E sarei lieto di intervenire in questo importante dibattito sulle prospettive dell'industria manifatturiera italiana, in particolare nell'orizzonte di medio-lungo termine a cui tutti guardiamo con crescente attenzione vista la prolungata crisi economica che stiamo attraversando.
Ritengo che l'industria italiana si trovi realmente a un punto di non ritorno. Questo vale sia per i pochi grandi gruppi manifatturieri rimasti nel Paese, tra i quali Finmeccanica, sia per le decine di migliaia di piccole e medie imprese che continuano a fare la ricchezza dell'Italia e la cui diffusione capillare sul territorio rappresenta una delle più importanti risorse su cui il Paese può ancora contare.
Sono infatti le Pmi che consentono all'Italia di confermarsi, nonostante la crisi, seconda nazione manifatturiera in Europa, dopo la Germania.
Benché vi siano molti lacci e lacciuoli, giustamente richiamati da Bricco, ad ostacolare lo sviluppo delle aziende italiane, dando ai nostri concorrenti stranieri vantaggi significativi, oggi l'industria manifatturiera italiana di ogni dimensione riesce ancora ad imporsi a livello internazionale grazie alle proprie eccellenze, in particolare dove c'è l'esigenza di capacità manifatturiera qualificata e attenta all'innovazione tecnologica.

Delle tre componenti necessarie per la creazione di un prodotto - costo del lavoro, capitale e tecnologia - solo quest'ultima costituisce ancora un fattore competitivo favorevole alla nostra industria, incluse le Pmi: su questo aspetto, dunque, l'industria manifatturiera italiana deve basare sempre di più la propria competitività.
Finmeccanica è impegnata con grande determinazione ad innovare il proprio patrimonio tecnologico, i propri prodotti, i metodi di produzione, la propria supply chain, per attuare il nuovo indirizzo strategico approvato un anno fa dal consiglio di amministrazione, che punta ad uno sviluppo "sostenibile" del Gruppo per farne un leader mondiale nell'alta tecnologia.

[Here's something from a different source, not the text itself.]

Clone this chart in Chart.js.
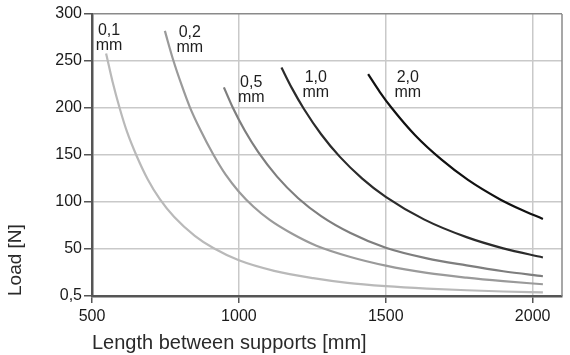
<!DOCTYPE html>
<html>
<head>
<meta charset="utf-8">
<script src="https://cdn.jsdelivr.net/npm/chart.js@4/dist/chart.umd.min.js"></script>
<style>
  html, body { margin: 0; padding: 0; background: #ffffff; }
  #wrap { width: 570px; height: 355px; }
</style>
</head>
<body>
<div id="wrap"><canvas id="c" width="570" height="355"></canvas></div>
<script>
// ---- data ----
const seriesNames = ["0,1 mm", "0,2 mm", "0,5 mm", "1,0 mm", "2,0 mm"];
const curve01 = [[548,258],[570,228],[595,199],[620,174],[652,149],[690,124],[731,103],[780,84],[850,64],[913,51],[1000,38],[1120,26.8],[1253,19],[1370,14],[1500,10.5],[1640,7.9],[1775,6.1],[1900,4.8],[2035,3.8]];
const curve02 = [[748,282],[777,250.5],[805,224.5],[833,201],[870,176],[912,151],[955,129],[1000,111],[1050,95],[1105,81],[1180,66.5],[1264,53.5],[1380,41.5],[1500,32.3],[1640,24.6],[1775,19.5],[1900,15.8],[2035,12.5]];
const curve05 = [[949,222],[980,200],[1020,176],[1066,153],[1130,127],[1202,104],[1280,85],[1380,67],[1500,51.3],[1640,40],[1775,32.5],[1900,26.3],[2035,21]];
const curve10 = [[1145,243],[1180,221.4],[1221,199.2],[1280,172.1],[1344,148],[1420,124.9],[1500,105.4],[1630,81.5],[1775,62.6],[1900,50.7],[2035,41]];
const curve20 = [[1440,236],[1480,217],[1519,200.5],[1600,171],[1690,145],[1780,123.5],[1888,103],[1960,92],[2035,82]];
const xTickValues = [500, 1000, 1500, 2000];
const yTickValues = [0, 50, 100, 150, 200, 250, 300];
const yTickLabels = ["0,5", "50", "100", "150", "200", "250", "300"];
const curveLabelTop = ["0,1", "0,2", "0,5", "1,0", "2,0"];
const curveLabelBottom = ["mm", "mm", "mm", "mm", "mm"];
// label anchor (centre x, first baseline y) in data units
const labelAnchorX = [558, 833, 1042, 1262, 1575];
const labelAnchorY = [277.5, 276, 222, 227.5, 227.5];

const curves = [curve01, curve02, curve05, curve10, curve20];
const colors = ["#b9b9b9", "#9a9a9a", "#7e7e7e", "#2b2b2b", "#111111"];

const datasets = curves.map((c, i) => ({
  label: seriesNames[i],
  data: c.map(p => ({x: p[0], y: p[1]})),
  borderColor: colors[i],
  borderWidth: 2.2,
  pointRadius: 0,
  fill: false,
  cubicInterpolationMode: 'monotone'
}));

const frameAndLabels = {
  id: 'frameAndLabels',
  beforeDatasetsDraw(chart) {
    const {ctx, chartArea} = chart;
    ctx.save();
    ctx.strokeStyle = '#8a8a8a';
    ctx.lineWidth = 1.5;
    ctx.beginPath();
    ctx.moveTo(chartArea.right, chartArea.top);
    ctx.lineTo(chartArea.right, chartArea.bottom);
    ctx.stroke();
    ctx.restore();
  },
  afterDatasetsDraw(chart) {
    const {ctx, scales} = chart;
    ctx.save();
    ctx.fillStyle = '#1e1e1e';
    ctx.font = '16px "Liberation Sans", Arial, sans-serif';
    ctx.textAlign = 'center';
    ctx.textBaseline = 'alphabetic';
    for (let i = 0; i < curveLabelTop.length; i++) {
      const x = scales.x.getPixelForValue(labelAnchorX[i]);
      const y = scales.y.getPixelForValue(labelAnchorY[i]);
      ctx.fillText(curveLabelTop[i], x, y);
      ctx.fillText(curveLabelBottom[i], x, y + 15);
    }
    ctx.restore();
  }
};

new Chart(document.getElementById('c'), {
  type: 'line',
  data: { datasets },
  options: {
    responsive: false,
    animation: false,
    layout: { padding: { top: 14, right: 8, left: 0, bottom: 0 } },
    plugins: { legend: { display: false }, tooltip: { enabled: false } },
    scales: {
      x: {
        type: 'linear',
        min: 500,
        max: 2100,
        afterBuildTicks: s => { s.ticks = xTickValues.map(v => ({value: v})); },
        afterFit: s => { s.height = 59; },
        ticks: {
          color: '#1a1a1a',
          font: { family: '"Liberation Sans", Arial, sans-serif', size: 16 },
          padding: 4,
          maxRotation: 0,
          callback: v => String(v)
        },
        grid: {
          color: c => (c.tick && c.tick.value === 500) ? 'rgba(0,0,0,0)' : '#c9c9c9',
          lineWidth: 1.5,
          tickLength: 7,
          tickColor: '#555',
          tickWidth: 1.5
        },
        border: { color: '#555', width: 2.5 },
        title: {
          display: true,
          text: 'Length between supports [mm]',
          align: 'start',
          color: '#2a2a2a',
          font: { family: '"Liberation Sans", Arial, sans-serif', size: 20 },
          padding: { top: 0, bottom: 0 }
        }
      },
      y: {
        type: 'linear',
        min: 0,
        max: 300,
        afterBuildTicks: s => { s.ticks = yTickValues.map(v => ({value: v})); },
        afterFit: s => { s.width = 92; },
        ticks: {
          color: '#1a1a1a',
          font: { family: '"Liberation Sans", Arial, sans-serif', size: 16 },
          padding: 2,
          callback: (v, i) => yTickLabels[i]
        },
        grid: {
          color: c => (c.tick && c.tick.value === 0) ? 'rgba(0,0,0,0)' : (c.tick && c.tick.value === 300 ? '#8a8a8a' : '#c9c9c9'),
          lineWidth: 1.5,
          tickLength: 8,
          tickColor: '#555',
          tickWidth: 1.5
        },
        border: { color: '#555', width: 2.5 },
        title: {
          display: true,
          text: 'Load [N]',
          align: 'start',
          color: '#2a2a2a',
          font: { family: '"Liberation Sans", Arial, sans-serif', size: 19 },
          padding: { top: 4, bottom: 0 }
        }
      }
    }
  },
  plugins: [frameAndLabels]
});
</script>
</body>
</html>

Il nostro futuro non si baserà più soltanto sulle pur importanti produzioni per il settore della difesa, ma sarà focalizzato anche su alcune aree strategiche in cui Finmeccanica ha, o può raggiungere, posizioni di leadership sfruttando per il mercato civile le tecnologie originariamente sviluppate per il militare. Penso alle opportunità della cybersecurity a protezione delle infrastrutture critiche, alla gestione delle moderne città attraverso tecnologie smart, alle comunicazioni satellitari, alle necessità di una mobilità intelligente: tutte aree soggette a grande sviluppo, nelle quali Finmeccanica può giocare un ruolo determinante per una effettiva modernizzazione del Paese.